- _Your instructions_
Copy the listing below line for line, starting at its first line and ending with the line that has "day offsets below" in it. Add nothing.

- _Records provided_
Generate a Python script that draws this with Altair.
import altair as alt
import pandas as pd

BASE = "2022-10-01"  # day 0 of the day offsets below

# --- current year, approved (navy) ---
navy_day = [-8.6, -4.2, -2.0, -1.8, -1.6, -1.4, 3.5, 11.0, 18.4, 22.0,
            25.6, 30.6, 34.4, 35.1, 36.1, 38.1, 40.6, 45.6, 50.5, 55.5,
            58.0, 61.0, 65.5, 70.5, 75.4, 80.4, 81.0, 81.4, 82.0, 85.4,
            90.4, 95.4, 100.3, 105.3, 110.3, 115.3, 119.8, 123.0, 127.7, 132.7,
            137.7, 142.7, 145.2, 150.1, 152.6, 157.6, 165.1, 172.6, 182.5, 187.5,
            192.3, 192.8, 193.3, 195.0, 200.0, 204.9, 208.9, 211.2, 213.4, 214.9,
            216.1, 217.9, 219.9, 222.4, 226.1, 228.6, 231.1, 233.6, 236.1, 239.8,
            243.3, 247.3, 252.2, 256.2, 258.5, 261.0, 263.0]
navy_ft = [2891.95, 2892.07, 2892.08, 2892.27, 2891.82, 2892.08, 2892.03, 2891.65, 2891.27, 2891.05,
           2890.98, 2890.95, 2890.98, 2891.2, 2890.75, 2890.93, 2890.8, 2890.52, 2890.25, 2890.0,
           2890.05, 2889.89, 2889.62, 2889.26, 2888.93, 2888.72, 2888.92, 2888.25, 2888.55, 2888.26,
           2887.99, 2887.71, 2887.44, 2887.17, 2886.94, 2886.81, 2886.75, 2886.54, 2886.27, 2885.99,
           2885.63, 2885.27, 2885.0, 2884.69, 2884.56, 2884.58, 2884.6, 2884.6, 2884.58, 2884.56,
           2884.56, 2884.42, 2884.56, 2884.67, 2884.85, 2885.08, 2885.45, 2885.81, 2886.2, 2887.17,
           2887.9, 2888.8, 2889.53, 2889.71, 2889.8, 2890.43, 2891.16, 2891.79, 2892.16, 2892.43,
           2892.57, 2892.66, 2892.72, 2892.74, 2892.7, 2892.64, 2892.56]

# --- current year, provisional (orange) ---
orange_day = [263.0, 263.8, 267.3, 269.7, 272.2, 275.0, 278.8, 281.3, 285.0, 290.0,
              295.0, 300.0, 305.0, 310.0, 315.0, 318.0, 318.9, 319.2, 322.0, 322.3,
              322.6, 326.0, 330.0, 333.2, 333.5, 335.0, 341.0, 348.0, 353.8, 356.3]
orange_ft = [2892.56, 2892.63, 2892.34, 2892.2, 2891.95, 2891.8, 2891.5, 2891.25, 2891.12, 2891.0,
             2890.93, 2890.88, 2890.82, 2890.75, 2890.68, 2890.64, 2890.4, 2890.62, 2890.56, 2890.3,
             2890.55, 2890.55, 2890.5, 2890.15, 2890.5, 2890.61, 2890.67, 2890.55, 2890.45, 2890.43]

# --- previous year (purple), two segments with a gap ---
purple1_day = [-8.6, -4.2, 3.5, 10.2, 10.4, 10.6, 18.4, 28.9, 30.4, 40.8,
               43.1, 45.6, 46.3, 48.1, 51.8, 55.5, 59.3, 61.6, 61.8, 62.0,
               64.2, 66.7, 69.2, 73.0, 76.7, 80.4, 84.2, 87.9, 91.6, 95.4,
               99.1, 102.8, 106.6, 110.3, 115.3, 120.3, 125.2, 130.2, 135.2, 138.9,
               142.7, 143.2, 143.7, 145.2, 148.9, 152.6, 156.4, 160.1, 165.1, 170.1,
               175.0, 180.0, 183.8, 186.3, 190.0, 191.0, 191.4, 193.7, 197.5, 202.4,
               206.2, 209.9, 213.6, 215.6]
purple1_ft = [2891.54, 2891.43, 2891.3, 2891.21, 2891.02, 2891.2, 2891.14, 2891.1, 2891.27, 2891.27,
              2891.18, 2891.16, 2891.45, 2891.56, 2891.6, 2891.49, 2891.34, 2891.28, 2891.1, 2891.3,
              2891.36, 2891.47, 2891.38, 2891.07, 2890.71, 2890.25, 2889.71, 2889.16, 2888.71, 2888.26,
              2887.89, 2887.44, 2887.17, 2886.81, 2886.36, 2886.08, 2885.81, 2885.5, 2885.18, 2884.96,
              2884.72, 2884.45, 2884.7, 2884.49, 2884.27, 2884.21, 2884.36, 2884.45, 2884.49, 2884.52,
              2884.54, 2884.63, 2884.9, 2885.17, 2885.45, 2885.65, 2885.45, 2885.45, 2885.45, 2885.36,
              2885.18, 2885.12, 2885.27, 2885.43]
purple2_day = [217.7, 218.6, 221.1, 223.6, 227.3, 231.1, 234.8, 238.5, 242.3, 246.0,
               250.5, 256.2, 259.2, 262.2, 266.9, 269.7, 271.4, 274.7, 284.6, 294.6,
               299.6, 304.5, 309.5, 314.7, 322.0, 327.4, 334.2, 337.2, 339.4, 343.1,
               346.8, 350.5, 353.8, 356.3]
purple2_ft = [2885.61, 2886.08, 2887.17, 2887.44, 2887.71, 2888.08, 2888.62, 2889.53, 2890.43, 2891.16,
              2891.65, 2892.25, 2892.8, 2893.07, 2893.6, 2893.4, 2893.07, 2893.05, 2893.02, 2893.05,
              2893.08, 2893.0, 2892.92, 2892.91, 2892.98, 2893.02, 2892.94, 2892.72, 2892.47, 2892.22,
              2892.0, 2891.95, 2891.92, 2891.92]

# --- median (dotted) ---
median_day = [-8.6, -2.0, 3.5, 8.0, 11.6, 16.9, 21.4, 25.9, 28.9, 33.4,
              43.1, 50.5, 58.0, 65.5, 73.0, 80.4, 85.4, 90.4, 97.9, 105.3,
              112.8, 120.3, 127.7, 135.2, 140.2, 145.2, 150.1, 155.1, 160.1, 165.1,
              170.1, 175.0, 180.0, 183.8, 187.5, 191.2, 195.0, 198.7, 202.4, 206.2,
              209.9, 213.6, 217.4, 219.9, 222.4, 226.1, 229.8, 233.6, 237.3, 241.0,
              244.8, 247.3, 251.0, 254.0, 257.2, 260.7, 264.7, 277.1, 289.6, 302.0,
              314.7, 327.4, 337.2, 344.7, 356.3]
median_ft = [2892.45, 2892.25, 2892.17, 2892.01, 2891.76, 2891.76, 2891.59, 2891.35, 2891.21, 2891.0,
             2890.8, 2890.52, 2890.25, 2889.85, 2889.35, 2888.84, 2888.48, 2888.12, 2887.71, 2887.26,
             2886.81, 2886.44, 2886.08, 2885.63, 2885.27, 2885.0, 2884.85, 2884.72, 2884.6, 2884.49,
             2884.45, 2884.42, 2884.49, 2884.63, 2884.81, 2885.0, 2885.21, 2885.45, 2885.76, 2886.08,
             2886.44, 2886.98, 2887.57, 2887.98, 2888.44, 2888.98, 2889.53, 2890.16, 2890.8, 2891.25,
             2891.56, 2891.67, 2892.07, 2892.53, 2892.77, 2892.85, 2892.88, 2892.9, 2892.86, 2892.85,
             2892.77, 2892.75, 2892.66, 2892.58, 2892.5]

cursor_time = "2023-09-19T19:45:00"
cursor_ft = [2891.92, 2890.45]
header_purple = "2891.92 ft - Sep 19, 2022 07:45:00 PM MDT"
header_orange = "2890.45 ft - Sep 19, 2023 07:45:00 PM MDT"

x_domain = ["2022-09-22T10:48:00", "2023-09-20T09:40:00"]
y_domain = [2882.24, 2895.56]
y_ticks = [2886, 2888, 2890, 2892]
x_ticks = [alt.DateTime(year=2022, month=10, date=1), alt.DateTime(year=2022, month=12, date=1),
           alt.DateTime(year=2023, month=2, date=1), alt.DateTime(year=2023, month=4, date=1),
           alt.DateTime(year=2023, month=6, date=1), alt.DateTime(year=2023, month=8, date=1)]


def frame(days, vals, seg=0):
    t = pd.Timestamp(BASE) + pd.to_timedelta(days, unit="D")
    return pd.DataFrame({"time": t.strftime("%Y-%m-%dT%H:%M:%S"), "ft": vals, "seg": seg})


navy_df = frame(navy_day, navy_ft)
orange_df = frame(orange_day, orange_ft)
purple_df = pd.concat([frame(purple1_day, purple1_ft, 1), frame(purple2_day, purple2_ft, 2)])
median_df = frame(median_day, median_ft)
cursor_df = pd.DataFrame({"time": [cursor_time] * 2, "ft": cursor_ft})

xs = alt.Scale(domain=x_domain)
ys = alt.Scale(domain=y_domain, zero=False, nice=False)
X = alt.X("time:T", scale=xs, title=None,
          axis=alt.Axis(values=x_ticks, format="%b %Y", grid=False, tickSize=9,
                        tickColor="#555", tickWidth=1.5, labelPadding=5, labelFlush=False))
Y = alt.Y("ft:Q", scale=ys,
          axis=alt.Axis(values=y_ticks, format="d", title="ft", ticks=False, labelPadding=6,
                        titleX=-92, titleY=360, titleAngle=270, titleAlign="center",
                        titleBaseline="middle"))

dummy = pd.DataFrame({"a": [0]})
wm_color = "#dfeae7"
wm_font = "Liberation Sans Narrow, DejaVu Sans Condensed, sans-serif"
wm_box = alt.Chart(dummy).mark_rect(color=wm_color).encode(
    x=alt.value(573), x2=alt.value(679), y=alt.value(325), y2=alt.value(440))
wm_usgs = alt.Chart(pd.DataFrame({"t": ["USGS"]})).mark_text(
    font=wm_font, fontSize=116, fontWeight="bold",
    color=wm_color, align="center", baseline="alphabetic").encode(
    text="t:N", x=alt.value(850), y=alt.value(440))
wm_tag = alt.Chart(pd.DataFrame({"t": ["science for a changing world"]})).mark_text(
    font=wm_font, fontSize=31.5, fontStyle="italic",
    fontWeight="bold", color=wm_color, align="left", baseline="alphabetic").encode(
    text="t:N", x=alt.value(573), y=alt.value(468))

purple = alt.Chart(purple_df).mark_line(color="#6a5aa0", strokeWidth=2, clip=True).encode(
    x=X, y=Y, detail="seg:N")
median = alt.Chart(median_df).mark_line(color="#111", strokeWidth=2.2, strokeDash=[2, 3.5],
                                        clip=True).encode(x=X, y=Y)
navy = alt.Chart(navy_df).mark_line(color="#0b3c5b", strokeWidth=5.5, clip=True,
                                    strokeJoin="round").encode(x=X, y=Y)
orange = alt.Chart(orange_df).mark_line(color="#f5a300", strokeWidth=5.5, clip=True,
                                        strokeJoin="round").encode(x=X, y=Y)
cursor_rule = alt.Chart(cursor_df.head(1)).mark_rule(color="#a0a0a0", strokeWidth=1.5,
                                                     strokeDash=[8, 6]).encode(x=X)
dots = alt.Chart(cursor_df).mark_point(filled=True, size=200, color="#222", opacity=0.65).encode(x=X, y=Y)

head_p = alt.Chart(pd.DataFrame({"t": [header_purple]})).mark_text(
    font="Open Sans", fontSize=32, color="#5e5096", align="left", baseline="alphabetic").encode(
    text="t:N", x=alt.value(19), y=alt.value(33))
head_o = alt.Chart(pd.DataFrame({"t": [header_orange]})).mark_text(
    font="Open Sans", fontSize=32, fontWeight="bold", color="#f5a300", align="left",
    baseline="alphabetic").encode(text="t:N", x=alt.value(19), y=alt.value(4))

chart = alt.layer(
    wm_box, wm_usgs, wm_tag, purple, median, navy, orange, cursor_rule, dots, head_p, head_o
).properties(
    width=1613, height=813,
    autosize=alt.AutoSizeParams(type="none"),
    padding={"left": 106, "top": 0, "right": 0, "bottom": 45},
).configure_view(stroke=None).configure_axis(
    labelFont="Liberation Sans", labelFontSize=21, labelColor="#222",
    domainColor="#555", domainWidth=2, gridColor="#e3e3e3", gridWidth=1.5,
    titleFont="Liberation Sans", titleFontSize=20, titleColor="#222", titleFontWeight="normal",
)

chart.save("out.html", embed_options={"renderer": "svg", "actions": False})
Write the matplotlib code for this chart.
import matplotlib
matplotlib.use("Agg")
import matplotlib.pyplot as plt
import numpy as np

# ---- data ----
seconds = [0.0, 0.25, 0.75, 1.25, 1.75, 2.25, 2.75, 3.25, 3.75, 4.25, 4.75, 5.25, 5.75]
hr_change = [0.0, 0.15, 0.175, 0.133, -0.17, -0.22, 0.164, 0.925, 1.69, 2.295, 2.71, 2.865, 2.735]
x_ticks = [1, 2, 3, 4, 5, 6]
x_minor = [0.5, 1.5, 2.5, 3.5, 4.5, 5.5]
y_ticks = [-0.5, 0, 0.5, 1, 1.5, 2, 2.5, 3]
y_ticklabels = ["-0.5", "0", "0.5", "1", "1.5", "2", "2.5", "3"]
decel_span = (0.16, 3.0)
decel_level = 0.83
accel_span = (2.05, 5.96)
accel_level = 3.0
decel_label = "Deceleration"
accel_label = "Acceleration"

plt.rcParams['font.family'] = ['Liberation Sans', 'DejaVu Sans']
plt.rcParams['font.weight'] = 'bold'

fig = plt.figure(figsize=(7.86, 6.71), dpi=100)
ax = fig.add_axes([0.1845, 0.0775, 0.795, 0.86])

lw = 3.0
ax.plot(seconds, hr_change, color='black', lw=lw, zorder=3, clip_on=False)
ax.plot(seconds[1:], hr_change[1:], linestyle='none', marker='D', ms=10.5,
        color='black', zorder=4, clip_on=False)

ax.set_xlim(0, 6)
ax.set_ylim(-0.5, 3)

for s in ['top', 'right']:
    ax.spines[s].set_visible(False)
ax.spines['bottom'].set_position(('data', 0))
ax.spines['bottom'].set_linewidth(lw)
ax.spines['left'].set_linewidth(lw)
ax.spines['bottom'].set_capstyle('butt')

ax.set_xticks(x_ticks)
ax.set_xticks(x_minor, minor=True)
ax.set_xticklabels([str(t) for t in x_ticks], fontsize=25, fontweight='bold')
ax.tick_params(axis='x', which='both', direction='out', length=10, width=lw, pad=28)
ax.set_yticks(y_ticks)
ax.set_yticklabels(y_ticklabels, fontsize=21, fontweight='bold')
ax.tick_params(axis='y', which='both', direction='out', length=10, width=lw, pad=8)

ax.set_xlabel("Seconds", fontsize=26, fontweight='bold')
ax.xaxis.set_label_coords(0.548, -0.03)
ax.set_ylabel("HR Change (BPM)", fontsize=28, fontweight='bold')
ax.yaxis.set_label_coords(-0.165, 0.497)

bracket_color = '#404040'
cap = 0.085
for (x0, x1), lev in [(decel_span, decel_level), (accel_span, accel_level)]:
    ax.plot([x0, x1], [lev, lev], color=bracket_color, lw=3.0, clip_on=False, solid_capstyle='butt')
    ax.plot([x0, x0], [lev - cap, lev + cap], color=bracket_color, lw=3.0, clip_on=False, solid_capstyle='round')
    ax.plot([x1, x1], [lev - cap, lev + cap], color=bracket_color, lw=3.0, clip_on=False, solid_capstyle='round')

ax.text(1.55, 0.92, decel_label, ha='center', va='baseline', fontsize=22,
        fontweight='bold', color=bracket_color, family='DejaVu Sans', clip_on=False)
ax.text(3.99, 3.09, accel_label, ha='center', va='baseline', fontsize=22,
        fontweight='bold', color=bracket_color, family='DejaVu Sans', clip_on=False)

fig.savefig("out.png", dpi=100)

- _Exercise answer_
Generate a Python script that draws this with Altair.
import altair as alt
import pandas as pd

BASE = "2022-10-01"  # day 0 of the day offsets below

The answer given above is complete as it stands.